The Ninth Circuit’s AT&T holding threatens to further extend the FCC’s jurisdictional reach at the expense of the FTC. It comes on the heels of the divided D.C. Circuit’s benighted and ill-reasoned decision (see here) upholding the FCC’s “Open Internet Order,” including its decision to reclassify Internet broadband service as a common carrier service. That decision subjects broadband service to heavy-handed and costly FCC “consumer protection” regulation, including in the area of privacy. The FCC’s overly intrusive approach stands in marked contrast to the economic efficiency considerations (albeit not always perfectly applied) that underlie FTC consumer protection mode of analysis. As I explained in a May 2015 Heritage Foundation Legal Memorandum, the FTC’s highly structured, analytic, fact-based methodology, combined with its vast experience in privacy and data security investigations, make it a far better candidate than the FCC to address competition and consumer protection problems in the area of broadband.

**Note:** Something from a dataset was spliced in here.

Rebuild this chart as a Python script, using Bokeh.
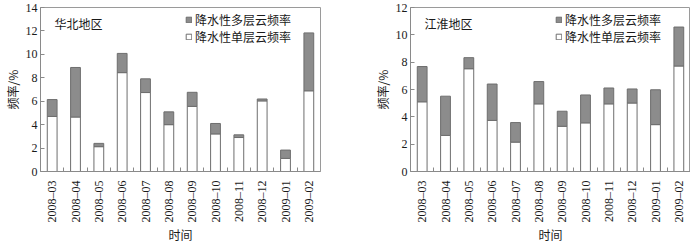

I argued in this space in March 2016 that, should the D.C. Circuit uphold the FCC’s Open Internet Order, Congress should carefully consider whether to strip the FCC of regulatory authority in this area (including, of course, privacy practices) and reassign it to the FTC. The D.C. Circuit’s decision upholding that Order, combined with the Ninth Circuit’s latest ruling, makes the case for potential action by the next Congress even more urgent.
While it is at it, the next Congress should also weigh whether to repeal the FTC’s common carrier exemption, as well as all special exemptions for specified categories of institutions, such as banks, savings and loans, and federal credit unions (see here). In so doing, Congress might also do away with the Consumer Financial Protection Bureau, an unaccountable bureaucracy whose consumer protection regulatory responsibilities should cease (see my February 2016 Heritage Legal Memorandum here).
Finally, as Heritage Foundation scholars have urged, Congress should look into enacting additional regulatory reform legislation, such as requiring congressional approval of new major regulations issued by agencies (including financial services regulators) and subjecting “independent” agencies (including the FCC) to executive branch regulatory review.